>> Begin
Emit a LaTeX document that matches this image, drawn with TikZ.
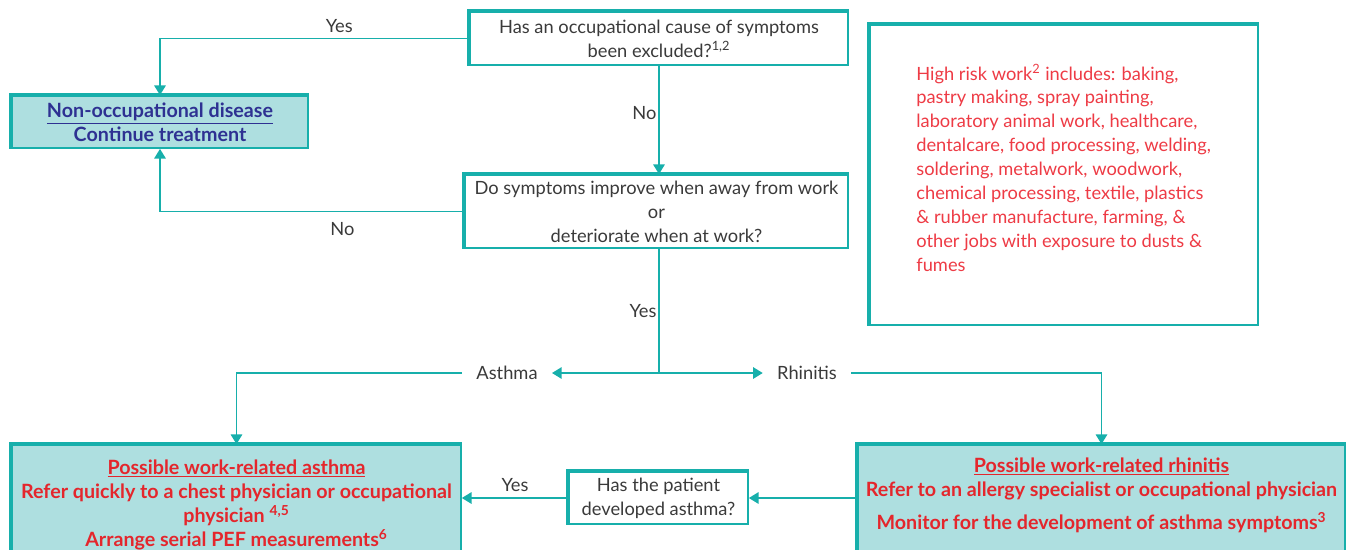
\documentclass[tikz,border=0pt]{standalone}
\usepackage{fontspec}
\setmainfont{Lato}
\usetikzlibrary{arrows.meta,positioning}
\definecolor{tealline}{HTML}{17AFAB}
\definecolor{boxfill}{HTML}{AEDFE0}
\definecolor{navytxt}{HTML}{2E3192}
\definecolor{redbold}{HTML}{E4262C}
\definecolor{redlight}{HTML}{EE3B45}
\definecolor{graytxt}{HTML}{3A3A3A}

\begin{document}
\begin{tikzpicture}[x=0.02cm,y=-0.02cm,
	font=\fontsize{10.4}{13.6}\selectfont,
	line/.style={tealline,line width=0.85pt},
	arr/.style={line,-{Triangle[width=6.5pt,length=5.5pt]}},
	qbox/.style={draw=tealline,line width=1pt,fill=white,align=center,text=graytxt,inner sep=0pt},
	gbox/.style={qbox,fill=boxfill},
	boldtxt/.style={font=\fontsize{11.2}{13.7}\selectfont\bfseries},
	thickedge/.style={tealline,line width=2.2pt},
	lbl/.style={text=graytxt,inner sep=1pt},
	branch/.style={text=graytxt,inner xsep=8pt,inner ysep=1pt}]
	\useasboundingbox (0,0) rectangle (1357,549);
	\clip (0,0) rectangle (1357,549);
	% questions
	\node[qbox,minimum width=7.56cm,minimum height=1.06cm] (q1) at (659,38.5)
		{Has an occupational cause of symptoms\\been excluded?\textsuperscript{1,2}};
	\node[qbox,minimum width=7.66cm,minimum height=1.46cm] (q2) at (656.5,211.5)
		{Do symptoms improve when away from work\\or\\deteriorate when at work?};
	\node[qbox,minimum width=3.58cm,minimum height=1.04cm] (q3) at (658.5,498)
		{Has the patient\\developed asthma?};
	% outcomes
	\node[gbox,boldtxt,minimum width=5.92cm,minimum height=1.04cm,text=navytxt] (nonocc) at (160,122)
		{\underline{Non-occupational disease}\\Continue treatment};
	\node[gbox,minimum width=8.98cm,minimum height=2.32cm] (abox) at (236.5,503) {};
	\node[gbox,minimum width=9.74cm,minimum height=2.32cm] (rbox) at (1101.5,503) {};
	\node[boldtxt,align=center,inner sep=0pt,text=redbold,below=0.3cm of abox.north] (atext)
		{\underline{Possible work-related asthma}\\Refer quickly to a chest physician or occupational\\physician \textsuperscript{4,5}\\Arrange serial PEF measurements\textsuperscript{6}};
	\node[boldtxt,align=center,inner sep=0pt,text=redbold,below=0.26cm of rbox.north] (rtext)
		{\underline{Possible work-related rhinitis}\\Refer to an allergy specialist or occupational physician\\[5.5pt]Monitor for the development of asthma symptoms\textsuperscript{3}};
	% high risk work
	\node[qbox,minimum width=7.76cm,minimum height=6cm] (risk) at (1064,175) {};
	\node[anchor=north west,align=left,inner sep=0pt,text=redlight] (risktext) at (916,64)
		{High risk work\textsuperscript{2} includes: baking,\\pastry making, spray painting,\\laboratory animal work, healthcare,\\dentalcare, food processing, welding,\\soldering, metalwork, woodwork,\\chemical processing, textile, plastics\\\& rubber manufacture, farming, \&\\other jobs with exposure to dusts \&\\fumes};
	\foreach \n in {q1,q2,q3,nonocc,abox,rbox,risk}{
		\draw[thickedge] (\n.south west) -- (\n.north west) -- (\n.north east);
	}
	% branches
	\coordinate (split) at (659,373);
	\node[branch] (asthma) at (507,373) {Asthma};
	\node[branch] (rhinitis) at (807,373) {Rhinitis};
	\draw[arr] (q1.west) -| node[lbl,pos=0.21,above=2pt] {Yes} (nonocc.north);
	\draw[arr] (q2.west) -| node[lbl,pos=0.2,below=5pt] {No} (nonocc.south);
	\draw[arr] (q1.south) -- node[lbl,left,yshift=4pt] {No} (q1.south |- q2.north);
	\draw[line] (split |- q2.south) -- node[lbl,left] {Yes} (split);
	\draw[arr] (split) -- (asthma.east);
	\draw[arr] (split) -- (rhinitis.west);
	\draw[arr] (asthma.west) -| (abox.north);
	\draw[arr] (rhinitis.east) -| (rbox.north);
	\draw[arr] (q3.east -| rbox.west) -- (q3.east);
	\draw[arr] (q3.west) -- node[lbl,above=2pt] {Yes} (q3.west -| abox.east);
\end{tikzpicture}
\end{document}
>> End
# CHALLENGE
Leave out the pictures and output the rest of the material exactly as written.

# FULL RESPONSE
Emit a LaTeX document that matches this image, drawn with TikZ.
\documentclass[tikz,border=0pt]{standalone}
\usepackage{fontspec}
\setmainfont{Lato}
\usetikzlibrary{arrows.meta,positioning}
\definecolor{tealline}{HTML}{17AFAB}
\definecolor{boxfill}{HTML}{AEDFE0}
\definecolor{navytxt}{HTML}{2E3192}
\definecolor{redbold}{HTML}{E4262C}
\definecolor{redlight}{HTML}{EE3B45}
\definecolor{graytxt}{HTML}{3A3A3A}

\begin{document}
\begin{tikzpicture}[x=0.02cm,y=-0.02cm,
	font=\fontsize{10.4}{13.6}\selectfont,
	line/.style={tealline,line width=0.85pt},
	arr/.style={line,-{Triangle[width=6.5pt,length=5.5pt]}},
	qbox/.style={draw=tealline,line width=1pt,fill=white,align=center,text=graytxt,inner sep=0pt},
	gbox/.style={qbox,fill=boxfill},
	boldtxt/.style={font=\fontsize{11.2}{13.7}\selectfont\bfseries},
	thickedge/.style={tealline,line width=2.2pt},
	lbl/.style={text=graytxt,inner sep=1pt},
	branch/.style={text=graytxt,inner xsep=8pt,inner ysep=1pt}]
	\useasboundingbox (0,0) rectangle (1357,549);
	\clip (0,0) rectangle (1357,549);
	% questions
	\node[qbox,minimum width=7.56cm,minimum height=1.06cm] (q1) at (659,38.5)
		{Has an occupational cause of symptoms\\been excluded?\textsuperscript{1,2}};
	\node[qbox,minimum width=7.66cm,minimum height=1.46cm] (q2) at (656.5,211.5)
		{Do symptoms improve when away from work\\or\\deteriorate when at work?};
	\node[qbox,minimum width=3.58cm,minimum height=1.04cm] (q3) at (658.5,498)
		{Has the patient\\developed asthma?};
	% outcomes
	\node[gbox,boldtxt,minimum width=5.92cm,minimum height=1.04cm,text=navytxt] (nonocc) at (160,122)
		{\underline{Non-occupational disease}\\Continue treatment};
	\node[gbox,minimum width=8.98cm,minimum height=2.32cm] (abox) at (236.5,503) {};
	\node[gbox,minimum width=9.74cm,minimum height=2.32cm] (rbox) at (1101.5,503) {};
	\node[boldtxt,align=center,inner sep=0pt,text=redbold,below=0.3cm of abox.north] (atext)
		{\underline{Possible work-related asthma}\\Refer quickly to a chest physician or occupational\\physician \textsuperscript{4,5}\\Arrange serial PEF measurements\textsuperscript{6}};
	\node[boldtxt,align=center,inner sep=0pt,text=redbold,below=0.26cm of rbox.north] (rtext)
		{\underline{Possible work-related rhinitis}\\Refer to an allergy specialist or occupational physician\\[5.5pt]Monitor for the development of asthma symptoms\textsuperscript{3}};
	% high risk work
	\node[qbox,minimum width=7.76cm,minimum height=6cm] (risk) at (1064,175) {};
	\node[anchor=north west,align=left,inner sep=0pt,text=redlight] (risktext) at (916,64)
		{High risk work\textsuperscript{2} includes: baking,\\pastry making, spray painting,\\laboratory animal work, healthcare,\\dentalcare, food processing, welding,\\soldering, metalwork, woodwork,\\chemical processing, textile, plastics\\\& rubber manufacture, farming, \&\\other jobs with exposure to dusts \&\\fumes};
	\foreach \n in {q1,q2,q3,nonocc,abox,rbox,risk}{
		\draw[thickedge] (\n.south west) -- (\n.north west) -- (\n.north east);
	}
	% branches
	\coordinate (split) at (659,373);
	\node[branch] (asthma) at (507,373) {Asthma};
	\node[branch] (rhinitis) at (807,373) {Rhinitis};
	\draw[arr] (q1.west) -| node[lbl,pos=0.21,above=2pt] {Yes} (nonocc.north);
	\draw[arr] (q2.west) -| node[lbl,pos=0.2,below=5pt] {No} (nonocc.south);
	\draw[arr] (q1.south) -- node[lbl,left,yshift=4pt] {No} (q1.south |- q2.north);
	\draw[line] (split |- q2.south) -- node[lbl,left] {Yes} (split);
	\draw[arr] (split) -- (asthma.east);
	\draw[arr] (split) -- (rhinitis.west);
	\draw[arr] (asthma.west) -| (abox.north);
	\draw[arr] (rhinitis.east) -| (rbox.north);
	\draw[arr] (q3.east -| rbox.west) -- (q3.east);
	\draw[arr] (q3.west) -- node[lbl,above=2pt] {Yes} (q3.west -| abox.east);
\end{tikzpicture}
\end{document}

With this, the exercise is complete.